Like the 1987 Arnold Schwarzenegger film of the same name, The Running Man is an adaptation of the Stephen King novel, set in a dystopian corporatist future where the public is placated by brain rot television. Richards becomes a contestant on a game show in which ordinary people are set loose across America and hunted by a team of elite killers. As the game plays out, the viewing public is rewarded for tips that lead to a kill. The game’s host, Bobby T (an electric Colman Domingo), portrays the contestants as foul, anti-American, and angry; Richards’ union activity is reframed as a conspiracy to share corporate secrets with Communists. And then the question becomes whether the public will side with the runner or the hunters, and how long the runner, whose winnings increase by the day, will survive. 

But unlike the 1980s version, which was essentially a big-man action romp in the era’s usual style, Wright’s adaptation channels King’s left-wing politics with far more vigor. And though it was written and produced before Mamdani’s unlikely rise, it shares the same dismal, angry economic worldview, in which wealthy people and corporate overlords manipulate a cruel and uncaring system for personal gain while exploiting workers at the bottom. I was almost surprised when there wasn’t a lecture on affordability. 

Instead, we get a cacophony of cartoon-like action sequences in Wright’s signature zippy style. As in films like Hot Fuzz, Baby Driver, and Scott Pilgrim vs. the World, Wright renders the world as a sort of bubblegum colored fantasia, a live-action Looney Tunes in which everything bounces along according to a spastic comic rhythm. 

No one ever talks like a real human being. Instead, they spit out zingers and theme-y declarations as if writing blurb copy for the movie, or preparing, like characters in a musical, to break out in song. The Running Man isn’t a musical, but with its focus on hyper expressive faces, choreography gags, and exaggerated sentiment, it sometimes feels like one. Indeed, it’s only when the soundtrack kicks in and the action choreography dances along that the movie really comes to life. 

As an action fantasy, it’s a stylish enough showcase for Wright’s visual flair and sardonic sensibility. The camera floats through the frames, often mimicking the point of view of the robot cameras that follow the game show action. The nimbly edited action sequences turn on musical cues. From time to time, it’s funny and fun. 

But Wright is so devoted to his cartoon-musical style that he can’t muster much of an emotional connection. Like the fictional game show itself, Richards’ familial stakes come across as concocted to manipulate viewers rather than present a meaningful human drama. There’s just not much to hold onto, no heart-tugging anchor for the movie’s angry politics. 

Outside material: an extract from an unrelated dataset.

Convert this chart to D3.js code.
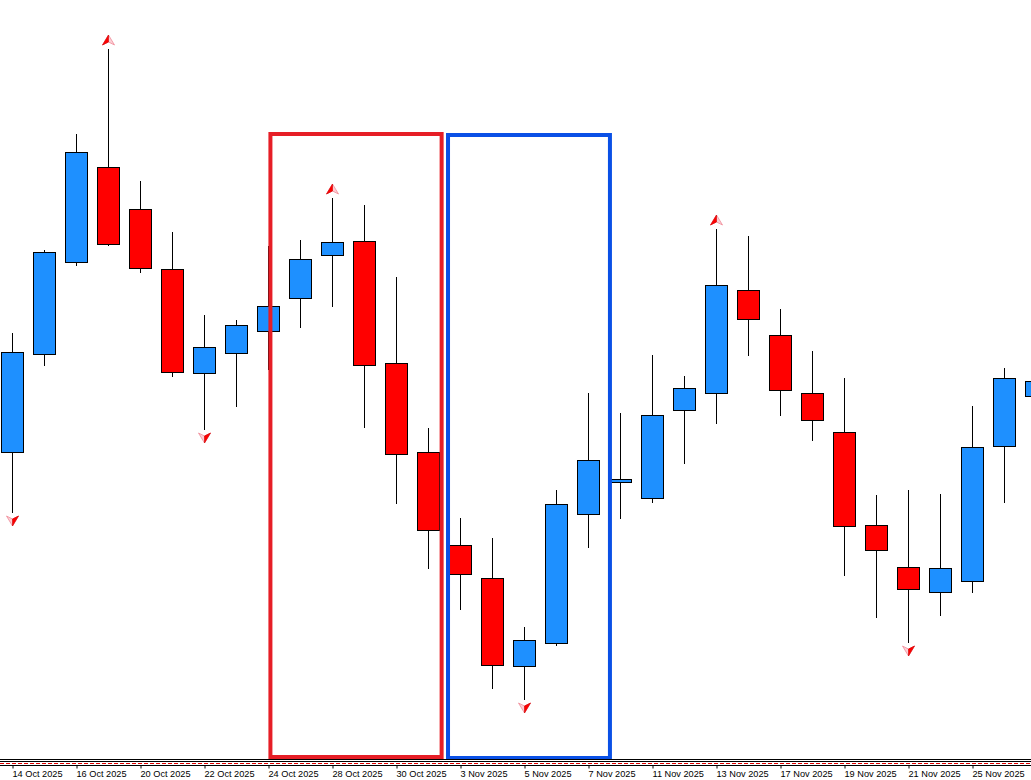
<!DOCTYPE html>
<html>
<head>
<meta charset="utf-8">
<script src="https://cdn.jsdelivr.net/npm/d3@7"></script>
<style>
  body { margin: 0; background: #fff; overflow: hidden; }
  text { font-family: "Liberation Sans", Arial, sans-serif; }
</style>
</head>
<body>
<script>
// daily candles, price units are arbitrary (no price scale shown on the chart)
const dates = ["14 Oct 2025","15 Oct 2025","16 Oct 2025","17 Oct 2025","20 Oct 2025","21 Oct 2025",
  "22 Oct 2025","23 Oct 2025","24 Oct 2025","27 Oct 2025","28 Oct 2025","29 Oct 2025","30 Oct 2025",
  "31 Oct 2025","3 Nov 2025","4 Nov 2025","5 Nov 2025","6 Nov 2025","7 Nov 2025","10 Nov 2025",
  "11 Nov 2025","12 Nov 2025","13 Nov 2025","14 Nov 2025","17 Nov 2025","18 Nov 2025","19 Nov 2025",
  "20 Nov 2025","21 Nov 2025","24 Nov 2025","25 Nov 2025","26 Nov 2025","27 Nov 2025"];

const opens  = [4054,4103,4149,4196.5,4175.5,4145.5,4093.5,4103.5,4114.5,4131,4152.5,4159.5,4098.5,
  4054,4007.5,3991,3947,3958.5,4023,4039,4031,4075,4083.5,4135,4112.5,4083.5,4064,4017.5,3996.5,
  3984,3989.5,4057,4082];
const highs  = [4113.5,4155,4213,4255.5,4189.5,4164,4122.5,4120,4157,4160,4181,4177.5,4141.5,
  4066,4021,4011,3966.5,4035,4083.5,4073.5,4102.5,4092,4165.5,4162,4125.5,4104.5,4091,4032.5,4035,
  4033,4077,4096,4094];
const lows   = [4023.5,4097,4147,4157,4143.5,4091.5,4065,4076.5,4095,4116,4126.5,4066,4028,
  3995.5,3975,3935.5,3930,3957,4006,4020.5,4028.5,4048,4068,4102,4072,4059.5,3992,3971,3958.5,
  3972,3983.5,4028.5,4079];
const closes = [4104,4154,4204,4158,4146,4094,4106.5,4117.5,4127,4150.5,4159,4097.5,4053,
  4015,3993,3947.5,3960,4028,4050,4040.5,4072.5,4086,4137.5,4120.5,4085,4070,4017,4005,3985.5,
  3996,4056.5,4091,4089.5];

// fractal marks (candle index)
const upFractals = [3, 10, 22];
const downFractals = [0, 6, 16, 28];

// every second candle gets a date label
const tickIdx = [0,2,4,6,8,10,12,14,16,18,20,22,24,26,28,30];

// rectangles drawn on the chart: time in candle index, price top/bottom
const zoneFrom   = [8.06, 13.61];
const zoneTo     = [13.41, 18.67];
const zoneTop    = [4213, 4212.5];
const zoneBottom = [3901.5, 3901];

const width = 1031, height = 780;
const bull = "#1e90ff", bear = "#ff0000";
const zoneColors = ["#e61e26", "#0a50e6"];

const candles = dates.map((d, i) => ({
  i: i, date: d, o: opens[i], h: highs[i], l: lows[i], c: closes[i]
}));

const x = d3.scaleLinear().domain([0, 32]).range([12.5, 12.5 + 32 * 32]);
const y = d3.scaleLinear().domain([3900, 4280]).range([760, 0]);

const svg = d3.select("body").append("svg")
  .attr("width", width)
  .attr("height", height);

svg.append("rect").attr("width", width).attr("height", height).attr("fill", "#fff");

const plot = svg.append("g").attr("class", "candles");

// wicks
plot.selectAll("line.wick")
  .data(candles)
  .enter().append("line")
  .attr("class", "wick")
  .attr("x1", d => x(d.i)).attr("x2", d => x(d.i))
  .attr("y1", d => Math.round(y(d.h)))
  .attr("y2", d => Math.round(y(d.l)))
  .attr("stroke", "#000")
  .attr("stroke-width", 1);

// bodies
plot.selectAll("rect.body")
  .data(candles)
  .enter().append("rect")
  .attr("class", "body")
  .attr("x", d => x(d.i) - 11)
  .attr("y", d => Math.round(Math.min(y(d.o), y(d.c))) + 0.5)
  .attr("width", 22)
  .attr("height", d => Math.max(1, Math.round(Math.abs(y(d.o) - y(d.c)))))
  .attr("fill", d => d.c >= d.o ? bull : bear)
  .attr("stroke", "#000")
  .attr("stroke-width", 1);

// fractal arrows
const arrows = svg.append("g").attr("class", "fractals");
upFractals.forEach(i => {
  const cx = x(i), b = Math.round(y(highs[i])) - 4;
  arrows.append("path")
    .attr("d", `M${cx},${b - 10}L${cx + 6},${b}L${cx},${b - 3}L${cx - 6},${b}Z`)
    .attr("fill", "#fbd0d6").attr("stroke", "#f08a98").attr("stroke-width", 0.8);
  arrows.append("path")
    .attr("d", `M${cx},${b - 10}L${cx},${b - 3}L${cx - 6},${b}Z`)
    .attr("fill", "#ff0000").attr("stroke", "#d00000").attr("stroke-width", 0.6);
});
downFractals.forEach(i => {
  const cx = x(i), b = Math.round(y(lows[i])) + 3;
  arrows.append("path")
    .attr("d", `M${cx},${b + 10}L${cx + 6},${b}L${cx},${b + 3}L${cx - 6},${b}Z`)
    .attr("fill", "#fbd0d6").attr("stroke", "#f08a98").attr("stroke-width", 0.8);
  arrows.append("path")
    .attr("d", `M${cx},${b + 10}L${cx},${b + 3}L${cx + 6},${b}Z`)
    .attr("fill", "#ff0000").attr("stroke", "#d00000").attr("stroke-width", 0.6);
});

// rectangles
svg.append("g").attr("class", "zones")
  .selectAll("rect")
  .data(zoneFrom)
  .enter().append("rect")
  .attr("x", (d, k) => x(zoneFrom[k]))
  .attr("y", (d, k) => y(zoneTop[k]))
  .attr("width", (d, k) => x(zoneTo[k]) - x(zoneFrom[k]))
  .attr("height", (d, k) => y(zoneBottom[k]) - y(zoneTop[k]))
  .attr("fill", "none")
  .attr("stroke", (d, k) => zoneColors[k])
  .attr("stroke-width", 4);

// bottom frame lines
svg.append("line").attr("x1", 0).attr("x2", width).attr("y1", 759.5).attr("y2", 759.5)
  .attr("stroke", "#000");
svg.append("line").attr("x1", 0).attr("x2", width).attr("y1", 761.5).attr("y2", 761.5)
  .attr("stroke", "#000");
svg.append("line").attr("x1", 0).attr("x2", width).attr("y1", 763.5).attr("y2", 763.5)
  .attr("stroke", "#e00000").attr("stroke-dasharray", "4,2");
svg.append("line").attr("x1", 0).attr("x2", width).attr("y1", 765.5).attr("y2", 765.5)
  .attr("stroke", "#000");

// date axis
const xAxis = d3.axisBottom(x)
  .tickValues(tickIdx)
  .tickSize(3)
  .tickSizeOuter(0)
  .tickFormat(i => dates[i]);

const ax = svg.append("g")
  .attr("class", "x axis")
  .attr("transform", "translate(0,765.5)")
  .call(xAxis);

ax.select(".domain").remove();
ax.selectAll(".tick line").attr("stroke", "#000");
ax.selectAll(".tick text")
  .attr("x", -0.5)
  .attr("y", 11.5)
  .attr("dy", 0)
  .style("text-anchor", "start")
  .style("font-size", "9.2px")
  .attr("fill", "#000");
</script>
</body>
</html>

Meanwhile, those politics are fairly muddled: The single all-powerful network that runs the game show and the economy (and also turns out to be poisoning children) functions more like an authoritarian state than a wielder of private corporate power in a competitive market. Top-down social and economic control in which an all-powerful authority deploys gun-toting, uniformed enforcers to deprive people of freedom, individuality, and the right to earn a living? Turns out socialists don’t like that much either.